Ayre de Dylan e O Céu da Amarelinha: um encontro faltoso
Em 2102 estava em Madrid. Andava sozinho pelas ruas até que entrei numa
livraria. Digo que comigo nunca é à toa que entro numa livraria. Nunca é sem
consequências. Há algo ali como um agalma, um Outro que me olha desde lá (meu
Le Horla, querido Maupassant), desde um lugar fora de mim. Pura extimidade. É
um dentro a partir de fora que me causa um empuxo, uma desorientação momentânea
me invade que mal consigo respirar. É o farfalhar ao correr com os dedos as
folhas de um livro que vai me dando o fôlego neste fole que abre e fecha
pulsionalmente. Não premedito. Não escolho. Não me endereço. Tudo é como um
jogo de espelhos borgiano. Tudo é avassalador e demasiado numa livraria.

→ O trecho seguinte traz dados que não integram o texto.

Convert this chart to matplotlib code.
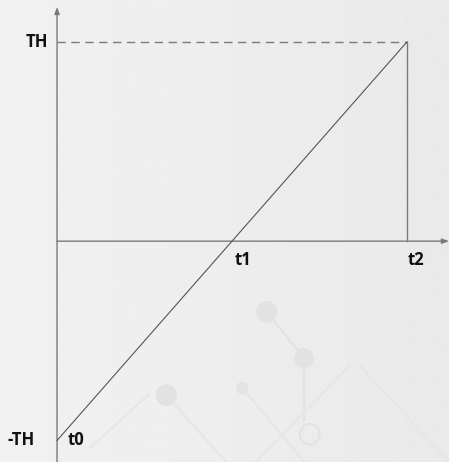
import numpy as np
import matplotlib
matplotlib.use("Agg")
import matplotlib.pyplot as plt
from matplotlib.patches import Circle

# data
t_points = [0.0, 1.0, 2.0]          # t0, t1, t2
signal = [-1.0, 0.0, 1.0]           # -TH .. TH
t_labels = ["t0", "t1", "t2"]
y_labels = ["TH", "-TH"]
TH = 1.0

fig = plt.figure(figsize=(4.49, 4.62), dpi=100)
ax = fig.add_axes([0, 0, 1, 1])
ax.set_xlim(-0.326, 2.24)
ax.set_ylim(-1.108, 1.21)
ax.axis("off")

# background gradient
grad = np.linspace(0, 1, 256)
X, Y = np.meshgrid(grad, grad)
bg = 0.945 - 0.03 * X
ax.imshow(bg, extent=[0, 1, 0, 1], transform=ax.transAxes, cmap="gray",
          vmin=0, vmax=1, aspect="auto", zorder=0)

# faint decorative watermark
wm = "#e2e2e2"
wl = "#e6e6e6"
tr = ax.transAxes
for (cx, cy, r) in [(0.594, 0.325, 0.022), (0.677, 0.225, 0.020), (0.37, 0.145, 0.022), (0.54, 0.16, 0.012)]:
    ax.add_patch(Circle((cx, cy), r, transform=tr, color=wm, zorder=1))
ax.plot([0.594, 0.677], [0.325, 0.225], color=wm, lw=1.5, transform=tr, zorder=1)
ax.plot([0.677, 0.677], [0.225, 0.09], color=wm, lw=1.5, transform=tr, zorder=1)
ax.plot([0.37, 0.55], [0.145, -0.05], color=wl, lw=1.5, transform=tr, zorder=1)
ax.plot([0.54, 0.72], [0.16, -0.05], color=wl, lw=1.5, transform=tr, zorder=1)
ax.plot([0.33, 0.2], [0.145, 0.03], color=wl, lw=1.5, transform=tr, zorder=1)
ax.add_patch(Circle((0.69, 0.06), 0.022, transform=tr, fill=False, ec=wm, lw=1.5, zorder=1))
ax.plot([0.55, 0.78], [-0.02, 0.21], color=wl, lw=1.5, transform=tr, zorder=1)
ax.plot([0.80, 1.0], [0.21, 0.0], color=wl, lw=1.5, transform=tr, zorder=1)

axis_c = "#7a7a7a"
# axes with arrows
ax.annotate("", xy=(2.24, 0), xytext=(0, 0),
            arrowprops=dict(arrowstyle="-|>,head_length=0.4,head_width=0.15", color=axis_c, lw=1.0,
                            shrinkA=0, shrinkB=0),
            zorder=3)
ax.annotate("", xy=(0, 1.175), xytext=(0, -1.108),
            arrowprops=dict(arrowstyle="-|>,head_length=0.4,head_width=0.15", color=axis_c, lw=1.0,
                            shrinkA=0, shrinkB=0),
            zorder=3)

# dashed TH line and vertical at t2
ax.plot([0, t_points[2]], [TH, TH], color=axis_c, lw=1.0, ls=(0, (6, 4)), zorder=3)
ax.plot([t_points[2], t_points[2]], [0, TH], color=axis_c, lw=1.0, zorder=3)

# ramp
ax.plot(t_points, signal, color="#555555", lw=0.8, zorder=4)

fp = dict(fontsize=12, fontweight="bold", family=["Open Sans", "DejaVu Sans"], color="#111111")
ax.text(-0.115, TH, y_labels[0], ha="center", va="center", **fp)
ax.text(-0.205, -TH, y_labels[1], ha="center", va="center", **fp)
ax.text(0.11, -1.0, t_labels[0], ha="center", va="center", **fp)
ax.text(1.06, -0.095, t_labels[1], ha="center", va="center", **fp)
ax.text(2.05, -0.095, t_labels[2], ha="center", va="center", **fp)

fig.savefig("out.png", dpi=100)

principalmente se não a conheço. Aí sim. Tudo se complica, pois o jogo
labiríntico que se faz produz faunos e monstros indescritíveis que furam a
gramática, subvertem as vozes e colocam-me numa situação incomensurável. Tudo
me é superlativo, grandioso, majestoso e, eu, reles súdito, tateio com os olhos
nas pontas dos dedos de maneira vagarosa e respeitosamente as capas como se
fossem mantos sagrados. Tenho uma posição reverencial e, que, pouco a pouco,
vou ganhando forma e conteúdo na intimidade que se avizinha. Descubro alguns
autores nunca lidos, rencontro outros velhos amigos. Assim foi com Enrique
Vila-Matas. Escritor Catalão, que aborda sempre o
sujeito sob o prisma da vertigem finalista do seu ser. Seus livros têm me
encantado ao longo de alguns anos. Foi assim que numa súbita emoção encontrei
"Aire de Dylan", Seix Barral Biblioteca Breve, Barcelona,
2012. (sobre Bob Dylan e não como pensei a princípio que fosse sobre o escritor
Dylan Thomas de quem o cantor foi influenciado e passou a usar o mesmo
sobrenome. De Dylan Thomas recomendo de passagem, "Retrato do Artista
quando Jovem Cão" e "As filhas de Rebeca"). Mas voltemos ao meu
encontro com Vila-Matas para não dizer mais deste encontro, pois o que sucedeu
vocês ficarão sabendo agora.
Hoje ao abrir (ao acaso? ora, não me venham com esta se acreditam na
força do inconsciente!) novamente o Aire de Dylan (A Cosac Naify publicou ano passado "Ar de Dylan") deparei com um
prolongamento do livro pelo leitor. Pois é isto que dizem que o leitor continua
o escritor por outros meios. Em 2012 eu estava escrevendo O Céu da Amarelinha,
um romance que lancei no ano passado pela Editora Rocco. Pois ao abrir hoje o livro em espanhol eu me deparei com trechos que
ficaram inéditos de O céu da Amarelinha escritos à margem de Aire de Dylan. Eu
mesmo me surpreendi com o texto que encontrei, pois havia esquecido o texto
que escrevi para não esquecer. No início o título de "O Céu da
Amarelinha" era "O Pai Imóvel". Quando mudei do pai para a filha como personagem principal, o livro ganhou outros "ares". Ares de uma
menina apaixonada pelo pai. É um inédito que ficará como está...um resto na
terceira margem de um outro livro.
Um comentário:
Senti falta de ler a escritura que falta. Falta da falta inédita que edita um lugar na falta.